Time passed and Connelly worked his way through Chandler’s works, developing a particular fascination with the hard-boiled-detective form. With “The Lincoln Lawyer,” he has distilled much of his understanding and applied lessons learned to the legal genre.
He said that Haller is the closest he’s been able to get to Chandler’s central character, Philip Marlowe. “Because Philip Marlowe, in Chandler’s books, is a complete outsider. The police don’t like him, most of society doesn’t understand him or treats him suspiciously, and he’s really a loner. He’s an outsider and a loner. I’ve made my career on Harry Bosch, who feels like an outsider, but for 80 percent of the books he carries a badge, so he’s an insider. And so when I’ve finally written this guy Mickey Haller, he’s a criminal defense attorney. He’s a) either despised or b) misunderstood by society.”

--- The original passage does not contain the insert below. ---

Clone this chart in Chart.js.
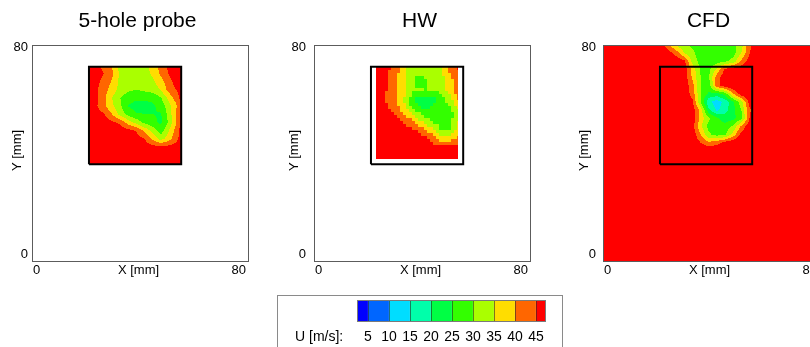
<!DOCTYPE html>
<html>
<head>
<meta charset="utf-8">
<script src="https://cdn.jsdelivr.net/npm/chart.js@4.4.1/dist/chart.umd.min.js"></script>
<style>
  html, body { margin: 0; padding: 0; background: #fff; }
  body { position: relative; width: 810px; height: 347px; overflow: hidden; }
  .panel { position: absolute; top: 0; width: 270px; height: 290px; }
  .panel canvas, #legendBox canvas { display: block; }
  #legendBox { position: absolute; left: 277px; top: 295px; width: 284px; height: 60px; border: 1px solid #8a8a8a; }
</style>
</head>
<body>
<div class="panel" style="left:0px"><canvas id="probeChart" width="270" height="290"></canvas></div>
<div class="panel" style="left:282px"><canvas id="hwChart" width="270" height="290"></canvas></div>
<div class="panel" style="left:571px"><canvas id="cfdChart" width="270" height="290"></canvas></div>
<div id="legendBox"><canvas id="legendChart" width="284" height="60"></canvas></div>
<script>
// ---- labels and axes ----
const panelTitles = ['5-hole probe', 'HW', 'CFD'];
const axisTicks = [0, 80];
const axisTitles = ['X [mm]', 'Y [mm]'];
const legendTitle = 'U [m/s]:';

// ---- velocity contour levels (m/s) ----
const uLevels = [5, 10, 15, 20, 25, 30, 35, 40, 45];
const uRange = [0, 50];

// ---- measurement window (mm) ----
const boxX = [21, 55];
const boxY = [36, 72];

// ---- 5-hole probe: U on measurement grid (rows top to bottom) ----
const probeX = [21, 23.5, 26.5, 29.5, 32.5, 35.5, 38.5, 41.5, 44.5, 47.5, 50.5, 53.5, 55];
const probeY = [72, 69.5, 66.5, 63.5, 60.5, 57.5, 54.5, 51.5, 48.5, 45.5, 42.5, 39.5, 36];
const probeU = [
  [49, 48, 43, 40, 33, 32, 32, 33, 37, 42, 46, 49, 49],
  [49, 48, 45, 41, 34, 32, 32, 33, 36, 41, 45.5, 49, 49],
  [49, 47, 43, 39.5, 33.5, 32, 32, 32.5, 34, 38, 43, 48, 49],
  [48.5, 46, 42, 38, 33, 31, 30, 31, 32, 35.5, 42, 45.5, 48],
  [48.5, 46.5, 41.5, 35, 30, 27, 26, 26, 26.5, 29.5, 37, 43, 47],
  [48.5, 46, 41, 36, 31, 24.8, 23, 23, 24, 27, 33, 40, 46],
  [48.5, 47.5, 45.5, 40, 33, 28, 25.5, 25, 25, 24.5, 32, 42, 46.5],
  [49, 48.5, 47.5, 46, 44, 37.5, 33, 28.5, 26.5, 24, 31, 41, 46.5],
  [49, 49, 48.5, 48, 47.5, 46.5, 44.5, 38.5, 33, 27.5, 35, 43, 47],
  [49, 49, 49, 48.5, 48, 47.5, 47, 45, 39, 32.5, 38, 44, 47.5],
  [49, 49, 49, 49, 48.5, 48.5, 48, 47.5, 46.5, 46, 46.5, 47.5, 48.5],
  [49, 49, 49, 49, 49, 49, 49, 49, 49, 49, 49, 49, 49],
  [49, 49, 49, 49, 49, 49, 49, 49, 49, 49, 49, 49, 49]
];

// ---- hot wire: U on measurement grid ----
const hwX = [23, 26, 29, 32, 35, 38, 41, 44, 47, 50, 53];
const hwY = [72, 69.5, 66.5, 63.5, 60.5, 57.5, 54.5, 51.5, 48.5, 45.5, 42.5, 39.5, 38];
const hwU = [
  [48, 48, 45.5, 40, 33, 32, 32, 32.5, 34, 42, 46],
  [48, 46.5, 42, 39, 33, 31.5, 31, 32, 34, 40, 43.5],
  [48, 46, 42, 39, 33, 27.5, 29, 32, 33, 38, 43],
  [48, 46, 42, 38, 33, 30.2, 30, 30.3, 32, 37, 42.5],
  [48, 45.5, 42, 38, 31, 24, 23, 24, 28, 34, 41],
  [48, 46, 43, 38.5, 31, 25, 23.5, 25, 27, 30, 37],
  [48.5, 47.5, 45.5, 42, 37, 32, 28, 27, 26.5, 27.5, 33],
  [49, 48.5, 48, 46, 43, 38.5, 33, 30, 27, 28, 36],
  [49, 49, 48.5, 48, 47, 45, 41, 36, 29, 30, 37],
  [49, 49, 49, 48.5, 48, 47.5, 46, 43, 37, 37, 41],
  [49, 49, 49, 49, 48.5, 48.5, 48, 47, 46, 46, 46.5],
  [49, 49, 49, 49, 49, 49, 49, 49, 49, 49, 49],
  [49, 49, 49, 49, 49, 49, 49, 49, 49, 49, 49]
];

// ---- CFD: U over the full section ----
const cfdX = [0, 18, 21, 24, 27, 30, 33, 36, 39, 42, 45, 48, 51, 54, 57, 80];
const cfdY = [80, 77, 74, 71, 68, 65, 62, 59, 56, 53, 50, 47, 44, 41, 0];
const cfdU = [
  [50, 50, 49, 42, 34, 31, 29, 28, 27.5, 27, 27.5, 28.5, 33, 44, 49, 50],
  [50, 50, 50, 47.5, 43, 35, 31, 27.5, 27, 27, 26.5, 28, 35, 44.5, 50, 50],
  [50, 50, 50, 49, 48.5, 46.5, 33, 28, 27, 27.5, 29, 32, 41, 47.5, 50, 50],
  [50, 50, 50, 50, 49, 48, 38, 29.5, 28.5, 36, 46.5, 48.5, 49, 50, 50, 50],
  [50, 50, 50, 50, 49.5, 48.5, 39, 30, 29.5, 43, 48.5, 49.5, 50, 50, 50, 50],
  [50, 50, 50, 50, 49.5, 48.5, 42, 30, 27, 43, 48, 49.5, 50, 50, 50, 50],
  [50, 50, 50, 50, 49.5, 48.5, 43, 30, 24, 23, 27, 40, 48, 50, 50, 50],
  [50, 50, 50, 50, 50, 49, 46, 30, 16, 12.5, 16.5, 24, 33, 47, 50, 50],
  [50, 50, 50, 50, 50, 49.5, 48, 38, 21, 14, 18, 23.5, 30, 44, 50, 50],
  [50, 50, 50, 50, 50, 50, 48.5, 38, 31, 26, 22.5, 23.5, 28, 45, 50, 50],
  [50, 50, 50, 50, 50, 50, 47, 36, 28, 26.5, 27, 31, 41, 49, 50, 50],
  [50, 50, 50, 50, 50, 50, 48.5, 40, 31, 28, 29, 37, 47, 50, 50, 50],
  [50, 50, 50, 50, 50, 50, 49.5, 45, 41, 43, 47, 49.5, 50, 50, 50, 50],
  [50, 50, 50, 50, 50, 50, 50, 50, 50, 50, 50, 50, 50, 50, 50, 50],
  [50, 50, 50, 50, 50, 50, 50, 50, 50, 50, 50, 50, 50, 50, 50, 50]
];

// ---- palette: one colour per band, below 5 up to above 45 ----
const bandColors = ['#0000ff', '#0066ff', '#00ddff', '#00ffaa', '#00ff44',
                    '#33ff00', '#aaff00', '#ffdd00', '#ff6600', '#ff0000'];

const FONT = '"Liberation Sans", Arial, Helvetica, sans-serif';

function bandColor(v) {
  let k = 0;
  while (k < uLevels.length && v >= uLevels[k]) k++;
  return bandColors[k];
}

// position of v inside a monotonic node list -> [cell index, fraction]
function locate(nodes, v) {
  const n = nodes.length;
  const asc = nodes[n - 1] > nodes[0];
  for (let i = 0; i < n - 1; i++) {
    const a = nodes[i], c = nodes[i + 1];
    if (asc ? v <= c : v >= c) {
      const t = (v - a) / (c - a);
      return [i, Math.min(1, Math.max(0, t))];
    }
  }
  return [n - 2, 1];
}

function sampleField(f, X, Y) {
  const [i, tx] = locate(f.x, X);
  const [j, ty] = locate(f.y, Y);
  const z = f.u;
  return (1 - tx) * (1 - ty) * z[j][i] + tx * (1 - ty) * z[j][i + 1] +
         (1 - tx) * ty * z[j + 1][i] + tx * ty * z[j + 1][i + 1];
}

// filled contour bands of a gridded U field, painted through the chart scales
const contourPlugin = {
  id: 'contourField',
  beforeDatasetsDraw(chart, args, opts) {
    const f = opts.field;
    if (!f) return;
    const xs = chart.scales.x, ys = chart.scales.y, ctx = chart.ctx, area = chart.chartArea;
    const left = Math.max(area.left, Math.round(xs.getPixelForValue(f.x[0])));
    const right = Math.min(area.right, Math.round(xs.getPixelForValue(f.x[f.x.length - 1])));
    const top = Math.max(area.top, Math.round(ys.getPixelForValue(f.y[0])));
    const bottom = Math.min(area.bottom, Math.round(ys.getPixelForValue(f.y[f.y.length - 1])));
    const b = opts.block || 1;
    ctx.save();
    ctx.beginPath();
    ctx.rect(left, top, right - left, bottom - top);
    ctx.clip();
    for (let py = top; py < bottom; py += b) {
      const Y = ys.getValueForPixel(py + b / 2);
      let runStart = left, runColor = null;
      for (let px = left; px < right; px += b) {
        const X = xs.getValueForPixel(px + b / 2);
        const c = bandColor(sampleField(f, X, Y));
        if (c !== runColor) {
          if (runColor) { ctx.fillStyle = runColor; ctx.fillRect(runStart, py, px - runStart, b); }
          runColor = c; runStart = px;
        }
      }
      if (runColor) { ctx.fillStyle = runColor; ctx.fillRect(runStart, py, right - runStart, b); }
    }
    ctx.restore();
  }
};

// frame, title, tick labels and axis titles of a panel
const panelTextPlugin = {
  id: 'panelText',
  afterDraw(chart, args, o) {
    if (!o.title) return;
    const { ctx } = chart;
    const x = chart.scales.x, y = chart.scales.y;
    const L = x.getPixelForValue(axisTicks[0]), R = x.getPixelForValue(axisTicks[1]);
    const B = y.getPixelForValue(axisTicks[0]), T = y.getPixelForValue(axisTicks[1]);
    ctx.save();
    ctx.strokeStyle = '#5c5c5c';
    ctx.lineWidth = 1;
    ctx.strokeRect(Math.round(L) + 0.5, Math.round(T) + 0.5, Math.round(R - L) - 1, Math.round(B - T) - 1);

    ctx.fillStyle = '#000';
    ctx.font = '21px ' + FONT;
    ctx.textAlign = 'center';
    ctx.textBaseline = 'alphabetic';
    ctx.fillText(o.title, (L + R) / 2 - 3, 27);

    ctx.font = '13px ' + FONT;
    const base = B + 11.5;
    ctx.textAlign = 'left';
    ctx.fillText(String(axisTicks[0]), L + 1, base);
    ctx.textAlign = 'right';
    ctx.fillText(String(axisTicks[1]), R - 3, base);
    ctx.textAlign = 'center';
    ctx.fillText(axisTitles[0], (L + R) / 2 - 2, base);

    ctx.textAlign = 'right';
    ctx.textBaseline = 'middle';
    ctx.fillText(String(axisTicks[1]), L - o.yTickGap, T + 2);
    ctx.fillText(String(axisTicks[0]), L - o.yTickGap, B - 8);

    ctx.translate(L - o.yTitleGap, (T + B) / 2 - 3);
    ctx.rotate(-Math.PI / 2);
    ctx.textAlign = 'center';
    ctx.fillText(axisTitles[1], 0, 0);
    ctx.restore();
  }
};

function makePanel(id, title, field, block, yTickGap, yTitleGap) {
  const outline = [
    { x: boxX[0], y: boxY[0] }, { x: boxX[1], y: boxY[0] },
    { x: boxX[1], y: boxY[1] }, { x: boxX[0], y: boxY[1] },
    { x: boxX[0], y: boxY[0] }
  ];
  return new Chart(document.getElementById(id), {
    type: 'scatter',
    data: {
      datasets: [{
        data: outline,
        showLine: true,
        borderColor: '#000',
        borderWidth: 2,
        borderJoinStyle: 'miter',
        pointRadius: 0,
        tension: 0,
        clip: false
      }]
    },
    options: {
      responsive: false,
      animation: false,
      devicePixelRatio: 1,
      events: [],
      layout: { padding: { left: 32, top: 45, right: 21, bottom: 28 } },
      scales: {
        x: { type: 'linear', min: axisTicks[0], max: axisTicks[1], display: false },
        y: { type: 'linear', min: axisTicks[0], max: axisTicks[1], display: false }
      },
      plugins: {
        legend: { display: false },
        tooltip: { enabled: false },
        contourField: { field: field, block: block },
        panelText: { title: title, yTickGap: yTickGap, yTitleGap: yTitleGap }
      }
    },
    plugins: [contourPlugin, panelTextPlugin]
  });
}

makePanel('probeChart', panelTitles[0], { x: probeX, y: probeY, u: probeU }, 1, 4, 15);
makePanel('hwChart', panelTitles[1], { x: hwX, y: hwY, u: hwU }, 3, 8, 20);
makePanel('cfdChart', panelTitles[2], { x: cfdX, y: cfdY, u: cfdU }, 1, 7, 19);

// ---- colour bar ----
const bandEdges = [uRange[0]].concat(uLevels, [uRange[1]]);
const colorbarPlugin = {
  id: 'colorbarText',
  afterDraw(chart) {
    const { ctx, chartArea: a } = chart;
    const x = chart.scales.x;
    ctx.save();
    ctx.strokeStyle = '#7a7a7a';
    ctx.lineWidth = 1;
    ctx.strokeRect(Math.round(a.left) + 0.5, Math.round(a.top) + 0.5,
                   Math.round(a.right - a.left) - 1, Math.round(a.bottom - a.top) - 1);
    ctx.fillStyle = '#000';
    ctx.font = '14px ' + FONT;
    ctx.textBaseline = 'alphabetic';
    ctx.textAlign = 'left';
    ctx.fillText(legendTitle, 17, 45);
    ctx.textAlign = 'center';
    uLevels.forEach(v => ctx.fillText(String(v), x.getPixelForValue(v), 45));
    ctx.restore();
  }
};

new Chart(document.getElementById('legendChart'), {
  type: 'bar',
  data: {
    labels: ['U'],
    datasets: bandColors.map((c, i) => ({
      data: [[bandEdges[i], bandEdges[i + 1]]],
      backgroundColor: c,
      borderColor: '#2a2a2a',
      borderWidth: { left: 1, right: 0, top: 0, bottom: 0 },
      borderSkipped: false,
      grouped: false,
      barPercentage: 1,
      categoryPercentage: 1
    }))
  },
  options: {
    indexAxis: 'y',
    responsive: false,
    animation: false,
    devicePixelRatio: 1,
    events: [],
    layout: { padding: { left: 79, right: 16, top: 4, bottom: 34 } },
    scales: {
      x: { type: 'linear', min: 2.4, max: 47.4, display: false },
      y: { type: 'category', display: false }
    },
    plugins: { legend: { display: false }, tooltip: { enabled: false } }
  },
  plugins: [colorbarPlugin]
});
</script>
</body>
</html>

Connelly isn’t quite ready to leave Bosch behind, though he also admits that this central hero’s time is limited. He said, “I think (it’s a) realistic thing. Harry was born in 1950 in the book, (and) he ages in real time. It’s not like other writers who keep their characters the same age. It doesn’t seem realistic that he would be a homicide detective much past age 60. That’s what I’m saying now. Maybe it will become too difficult to part with him. But I just don’t see, if I want to keep this realism that I’ve tried to put in the series, I don’t think I have much past age 60.”

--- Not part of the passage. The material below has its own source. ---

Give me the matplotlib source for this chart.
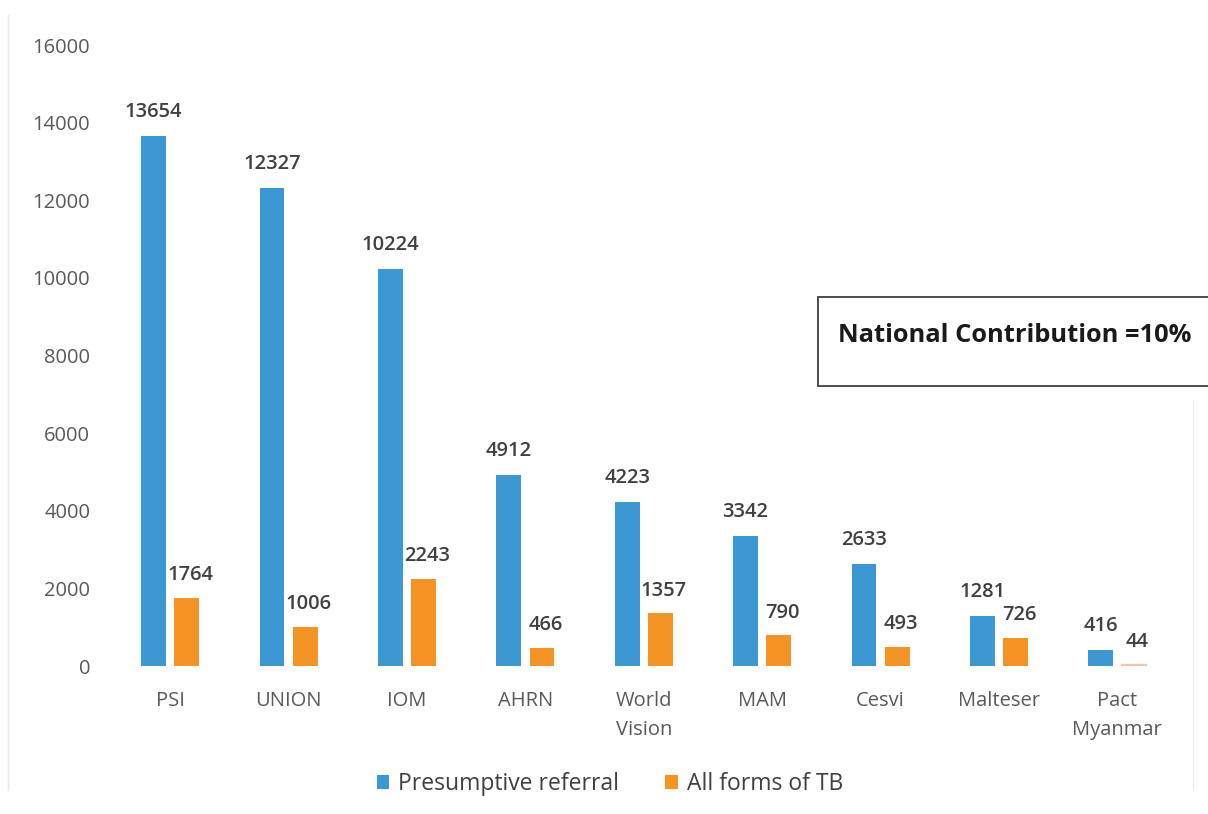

That’s hard news for those who treasure Bosch’s adventures, but the ride isn’t over. Connelly’s next novel, tentatively titled “Echo Park,” continues the detective’s work on the cold case squad, this time with a killer in custody.
“He will clear up a number of unsolved murders if they don’t go for the death penalty with him. Harry’s job is to take his confession and confirm the cases,” Connelly said. The book is slated for release in fall of 2006, but in the spring, Connelly’s publisher will issue a reprinted collection of Connelly’s journalism titled “Crime Beat.” Basically, he said, it’s “a collection of the crime stories I wrote that has echoes into my fiction. You’ll read a story and say, ‘Oh, that’s what “Trunk Music” is based on,’ or ‘that’s what “Concrete Blond” is based on.”‘
It’s surely inevitable that Bosch and Haller will someday cross paths. Close readers of “The Black Ice” will realize that the two are half-brothers. “Mickey Haller Jr. has no idea of Harry Bosch, Harry Bosch has an idea of him because of the name. So at some point if they meet, in a story, Bosch will know right away who he (Haller) is, he won’t know right away who Harry is. That gives me something to play around with,” said Connelly.